## BEGIN

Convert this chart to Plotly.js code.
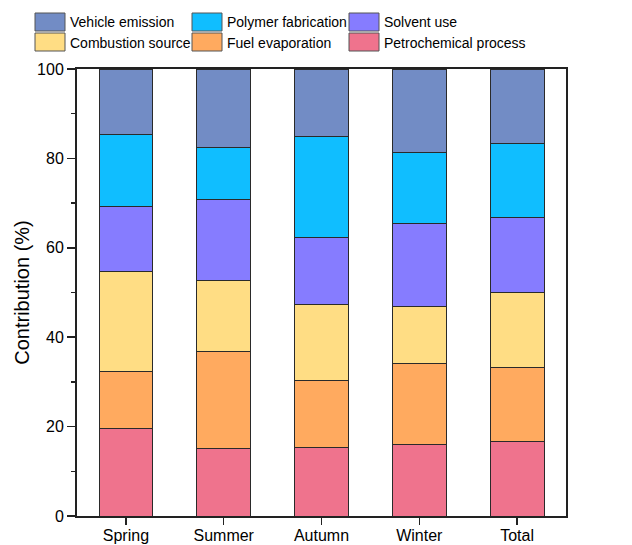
<!DOCTYPE html>
<html>
<head>
<meta charset="utf-8">
<script src="https://cdn.plot.ly/plotly-3.0.1.min.js"></script>
<style>html,body{margin:0;padding:0;background:#fff;}#chart{width:632px;height:545px;}</style>
</head>
<body>
<div id="chart"></div>
<script>
// Data
var categories = ["Spring", "Summer", "Autumn", "Winter", "Total"];
var petrochemical = [19.6, 15.1, 15.3, 16.1, 16.7];
var fuelEvaporation = [12.8, 21.7, 15.1, 18.0, 16.6];
var combustionSource = [22.4, 15.8, 17.0, 12.7, 16.7];
var solventUse = [14.4, 18.2, 14.9, 18.7, 16.7];
var polymerFabrication = [16.1, 11.7, 22.6, 15.9, 16.7];
var vehicleEmission = [14.7, 17.5, 15.1, 18.6, 16.6];
var yTickValues = [0, 20, 40, 60, 80, 100];

// stacking order bottom -> top
var series = [
  {name: "Petrochemical process", values: petrochemical, color: "#EF738D"},
  {name: "Fuel evaporation", values: fuelEvaporation, color: "#FFAA5F"},
  {name: "Combustion source", values: combustionSource, color: "#FFDD84"},
  {name: "Solvent use", values: solventUse, color: "#867CFF"},
  {name: "Polymer fabrication", values: polymerFabrication, color: "#10BEFF"},
  {name: "Vehicle emission", values: vehicleEmission, color: "#728CC5"}
];

var W = 632, H = 545;
var M = {l: 77, r: 66, t: 69, b: 29};
var pw = W - M.l - M.r, ph = H - M.t - M.b;
function px(x) { return (x - M.l) / pw; }
function py(y) { return (H - M.b - y) / ph; }

var traces = series.map(function (s) {
  return {
    type: "bar", x: categories, y: s.values, name: s.name,
    marker: {color: s.color, line: {color: "#2a2a2a", width: 1}},
    showlegend: false, hoverinfo: "x+y+name"
  };
});

// manual legend: order top-left to bottom-right
var legendOrder = ["Vehicle emission", "Polymer fabrication", "Solvent use",
                   "Combustion source", "Fuel evaporation", "Petrochemical process"];
var colX = [35, 192, 349];
var rowY = [13, 33];
var shapes = [], annotations = [];
legendOrder.forEach(function (nm, i) {
  var s = series.filter(function (d) { return d.name === nm; })[0];
  var c = i % 3, r = Math.floor(i / 3);
  var x0 = colX[c], y0 = rowY[r];
  shapes.push({type: "rect", xref: "paper", yref: "paper",
    x0: px(x0), x1: px(x0 + 30), y0: py(y0), y1: py(y0 + 18),
    fillcolor: s.color, line: {color: "#555", width: 1}});
  annotations.push({xref: "paper", yref: "paper", x: px(x0 + 33), y: py(y0 + 9.5),
    xanchor: "left", yanchor: "middle", showarrow: false, text: nm,
    font: {family: "Liberation Sans, Arial, sans-serif", size: 14, color: "#000"}});
});

var layout = {
  width: W, height: H,
  margin: M,
  paper_bgcolor: "#fff", plot_bgcolor: "#fff",
  barmode: "stack", bargap: 0.45,
  showlegend: false,
  font: {family: "Liberation Sans, Arial, sans-serif", size: 16, color: "#000"},
  xaxis: {
    type: "category", range: [-0.5, 4.5],
    showline: true, mirror: true, linecolor: "#222", linewidth: 2,
    ticks: "outside", ticklen: 7, tickwidth: 1.5, tickcolor: "#222",
    ticklabelstandoff: -3,
    showgrid: false, zeroline: false,
    tickfont: {size: 16, color: "#000"}
  },
  yaxis: {
    range: [0, 100], tickvals: yTickValues,
    showline: true, mirror: true, linecolor: "#222", linewidth: 2,
    ticks: "outside", ticklen: 8, tickwidth: 1.5, tickcolor: "#222",
    minor: {dtick: 10, ticks: "outside", ticklen: 4, tickwidth: 1.5, tickcolor: "#222", showgrid: false},
    showgrid: false, zeroline: false,
    tickfont: {size: 16, color: "#000"},
    title: {text: "Contribution (%)", font: {size: 20, color: "#000"}, standoff: 2}
  },
  shapes: shapes,
  annotations: annotations
};

Plotly.newPlot("chart", traces, layout, {displayModeBar: false, staticPlot: true});
</script>
</body>
</html>
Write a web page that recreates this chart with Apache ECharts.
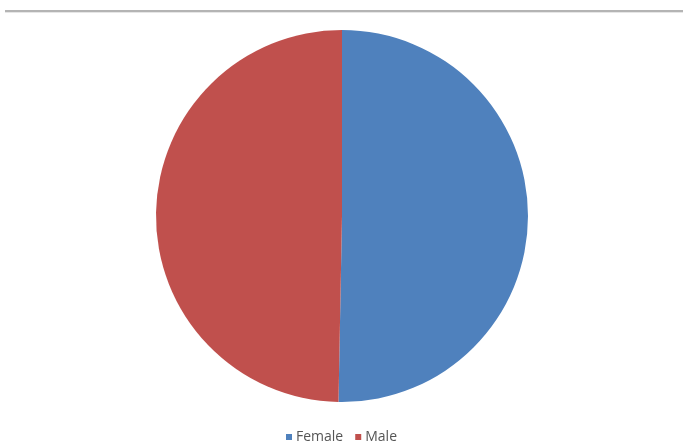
<!DOCTYPE html>
<html>
<head>
<meta charset="utf-8">
<script src="https://cdn.jsdelivr.net/npm/echarts@6/dist/echarts.min.js"></script>
<style>html,body{margin:0;padding:0;background:#fff}#c{width:683px;height:444px}</style>
</head>
<body>
<div id="c"></div>
<script>
var categories = ['Female', 'Male'];
var values = [50.3, 49.7];
var colors = ['#4F81BD', '#C0504D'];

var chart = echarts.init(document.getElementById('c'), null, {renderer: 'canvas'});
chart.setOption({
  animation: false,
  backgroundColor: '#fff',
  color: colors,
  graphic: [
    {type: 'rect', shape: {x: 5, y: 10, width: 678, height: 2}, style: {fill: '#b4b4b4'}},
    {type: 'rect', shape: {x: 5, y: 12, width: 678, height: 1}, style: {fill: '#e6e6e6'}}
  ],
  legend: {
    top: 430,
    left: 'center',
    padding: 0,
    itemWidth: 6,
    itemHeight: 6,
    itemGap: 12,
    icon: 'rect',
    textStyle: {fontFamily: 'Open Sans', fontSize: 14, color: '#555', padding: [0, 0, 0, -1]},
    data: categories
  },
  series: [{
    type: 'pie',
    center: [342, 216],
    radius: [0, 186],
    startAngle: 90,
    clockwise: true,
    label: {show: false},
    labelLine: {show: false},
    itemStyle: {borderWidth: 0},
    emphasis: {disabled: true},
    data: categories.map(function (c, i) { return {name: c, value: values[i]}; })
  }]
});
</script>
</body>
</html>
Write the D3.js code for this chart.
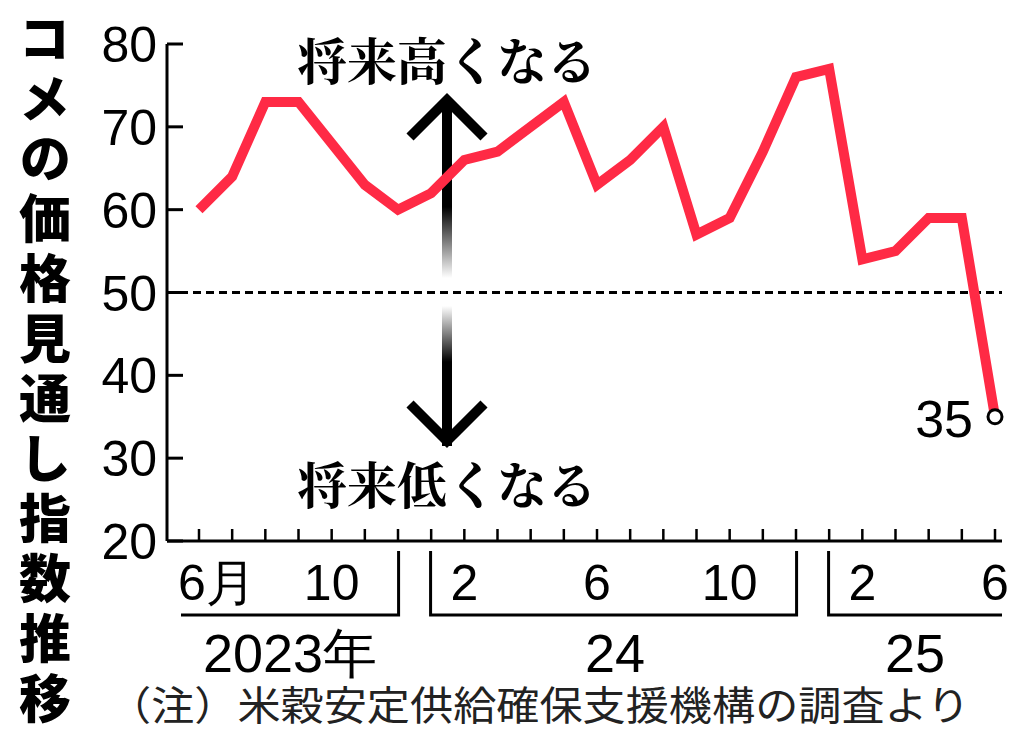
<!DOCTYPE html>
<html><head><meta charset="utf-8">
<script src="https://cdn.jsdelivr.net/npm/d3@7"></script>
<style>body{margin:0;background:#fff}</style></head>
<body><svg id="c" width="1024" height="740"></svg>
<script>
const months = ["2023-06","2023-07","2023-08","2023-09","2023-10","2023-11","2023-12","2024-01","2024-02","2024-03","2024-04","2024-05","2024-06","2024-07","2024-08","2024-09","2024-10","2024-11","2024-12","2025-01","2025-02","2025-03","2025-04","2025-05","2025-06"];
const values = [60,64,73,73,68,63,60,62,66,67,70,73,63,66,70,57,59,67,76,77,54,55,59,59,35];
const yTicks = [20,30,40,50,60,70,80];
const monthLabels = [["2023-06","6月"],["2023-10","10"],["2024-02","2"],["2024-06","6"],["2024-10","10"],["2025-02","2"],["2025-06","6"]];
const years = [["2023年","2023-06","2023-12"],["24","2024-01","2024-12"],["25","2025-01","2025-06"]];

const svg = d3.select("#c");
const x = d3.scalePoint().domain(months).range([199,995]);
const y = d3.scaleLinear().domain([20,80]).range([541,44]);
const F = "'Liberation Sans',Arial,sans-serif";
const SERIF = "'Noto Serif CJK JP','Noto Sans CJK JP',serif";

svg.append("line").attr("x1",167).attr("x2",167).attr("y1",y(80)).attr("y2",y(20)).attr("stroke","#000").attr("stroke-width",3);
yTicks.forEach(t=>{
  svg.append("line").attr("x1",167).attr("x2",183).attr("y1",y(t)).attr("y2",y(t)).attr("stroke","#000").attr("stroke-width",3);
  svg.append("text").attr("x",157).attr("y",y(t)+18).attr("text-anchor","end").attr("font-family",F).attr("font-size",50).text(t);
});
svg.append("line").attr("x1",167).attr("x2",1002).attr("y1",y(20)).attr("y2",y(20)).attr("stroke","#000").attr("stroke-width",3);
months.forEach(m=>svg.append("line").attr("x1",x(m)).attr("x2",x(m)).attr("y1",y(20)).attr("y2",y(20)-12).attr("stroke","#000").attr("stroke-width",2.5));
monthLabels.forEach(([m,l])=>svg.append("text").attr("x",x(m)+(l==="6月"?18:0)).attr("y",600).attr("text-anchor","middle").attr("font-family",F).attr("font-size",50).text(l));
const step = x.step();
years.forEach(([l,a,b],i)=>{
  const x0 = i===0 ? 181 : x(a)-step/2+16, x1 = i===2 ? 1002 : x(b)+step/2-16;
  const p = [];
  if(i>0) p.push([x0,551]);
  p.push([x0,615],[x1,615]);
  if(i<2) p.push([x1,551]);
  svg.append("path").attr("d",d3.line()(p)).attr("fill","none").attr("stroke","#000").attr("stroke-width",3);
  const cx = i===0 ? 290 : i===1 ? 615 : 915;
  svg.append("text").attr("x",cx).attr("y",672).attr("text-anchor","middle").attr("font-family",F).attr("font-size",54).text(l);
});
svg.append("line").attr("x1",167).attr("x2",1002).attr("y1",y(50)).attr("y2",y(50)).attr("stroke","#000").attr("stroke-width",3).attr("stroke-dasharray","8,5");
const defs = svg.append("defs");
const g1 = defs.append("linearGradient").attr("id","gu").attr("x1",0).attr("x2",0).attr("y1",0).attr("y2",1);
g1.append("stop").attr("offset","0.6").attr("stop-color","#000");
g1.append("stop").attr("offset","1").attr("stop-color","#fff");
const g2 = defs.append("linearGradient").attr("id","gd").attr("x1",0).attr("x2",0).attr("y1",1).attr("y2",0);
g2.append("stop").attr("offset","0.6").attr("stop-color","#000");
g2.append("stop").attr("offset","1").attr("stop-color","#fff");
const ax = 447;
svg.append("rect").attr("x",ax-5).attr("y",100).attr("width",10).attr("height",178).attr("fill","url(#gu)");
svg.append("rect").attr("x",ax-5).attr("y",306).attr("width",10).attr("height",140).attr("fill","url(#gd)");
svg.append("path").attr("d",`M${ax-37},137 L${ax},100 L${ax+37},137`).attr("fill","none").attr("stroke","#000").attr("stroke-width",10);
svg.append("path").attr("d",`M${ax-37},404 L${ax},441 L${ax+37},404`).attr("fill","none").attr("stroke","#000").attr("stroke-width",10);
svg.append("text").attr("x",ax).attr("y",80).attr("text-anchor","middle").attr("font-family",SERIF).attr("font-size",50).attr("font-weight","bold").text("将来高くなる");
svg.append("text").attr("x",ax).attr("y",504).attr("text-anchor","middle").attr("font-family",SERIF).attr("font-size",50).attr("font-weight","bold").text("将来低くなる");
svg.append("path").datum(values).attr("fill","none").attr("stroke","#ff2a45").attr("stroke-width",10).attr("stroke-linejoin","miter")
  .attr("d",d3.line().x((d,i)=>x(months[i])).y(d=>y(d)));
const last = months.length-1;
svg.append("circle").attr("cx",x(months[last])).attr("cy",y(values[last])).attr("r",7).attr("fill","#fff").attr("stroke","#000").attr("stroke-width",3);
svg.append("text").attr("x",x(months[last])-22).attr("y",y(values[last])+20).attr("text-anchor","end").attr("font-family",F).attr("font-size",52).text(values[last]);
svg.append("text").attr("x",45).attr("y",12).attr("font-family","'Noto Sans CJK JP',sans-serif").attr("font-weight","900").attr("font-size",52)
  .style("writing-mode","vertical-rl").attr("letter-spacing",8).text("コメの価格見通し指数推移");
svg.append("text").attr("x",108).attr("y",720).attr("font-family","'Noto Sans CJK JP',sans-serif").attr("font-size",40).attr("fill","#222")
  .attr("textLength",862).attr("lengthAdjust","spacingAndGlyphs").text("（注）米穀安定供給確保支援機構の調査より");
</script></body></html>
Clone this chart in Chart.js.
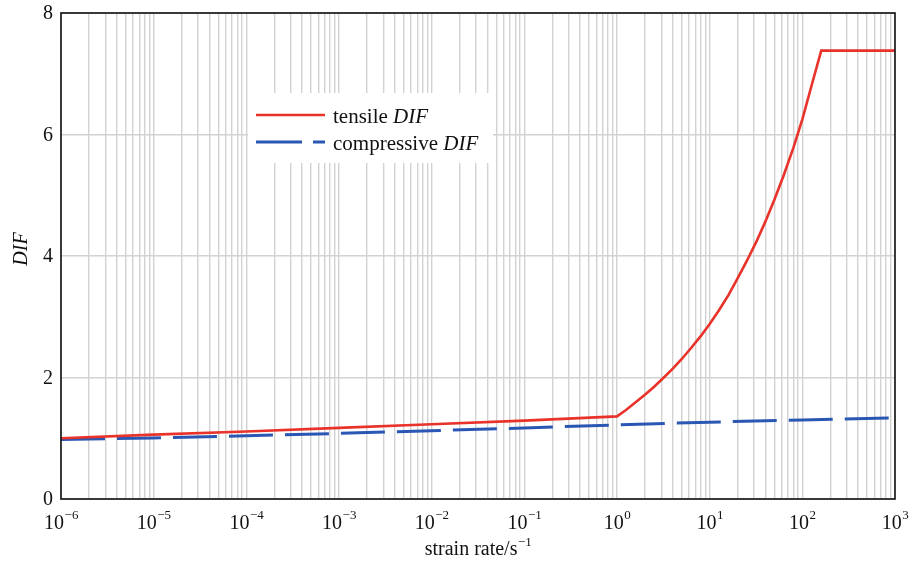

## END

| Exercise aim |
Quote only the lines running from the line with "Write the D3.js code for this chart." to the line with "Serif CJK JP','Noto", ends included, exactly as they appear and without the pictures.

| Result |
Write the D3.js code for this chart.
<!DOCTYPE html>
<html><head><meta charset="utf-8">
<script src="https://cdn.jsdelivr.net/npm/d3@7"></script>
<style>body{margin:0;background:#fff}</style></head>
<body><svg id="c" width="1024" height="740"></svg>
<script>
const months = ["2023-06","2023-07","2023-08","2023-09","2023-10","2023-11","2023-12","2024-01","2024-02","2024-03","2024-04","2024-05","2024-06","2024-07","2024-08","2024-09","2024-10","2024-11","2024-12","2025-01","2025-02","2025-03","2025-04","2025-05","2025-06"];
const values = [60,64,73,73,68,63,60,62,66,67,70,73,63,66,70,57,59,67,76,77,54,55,59,59,35];
const yTicks = [20,30,40,50,60,70,80];
const monthLabels = [["2023-06","6月"],["2023-10","10"],["2024-02","2"],["2024-06","6"],["2024-10","10"],["2025-02","2"],["2025-06","6"]];
const years = [["2023年","2023-06","2023-12"],["24","2024-01","2024-12"],["25","2025-01","2025-06"]];

const svg = d3.select("#c");
const x = d3.scalePoint().domain(months).range([199,995]);
const y = d3.scaleLinear().domain([20,80]).range([541,44]);
const F = "'Liberation Sans',Arial,sans-serif";
const SERIF = "'Noto Serif CJK JP','Noto Sans CJK JP',serif";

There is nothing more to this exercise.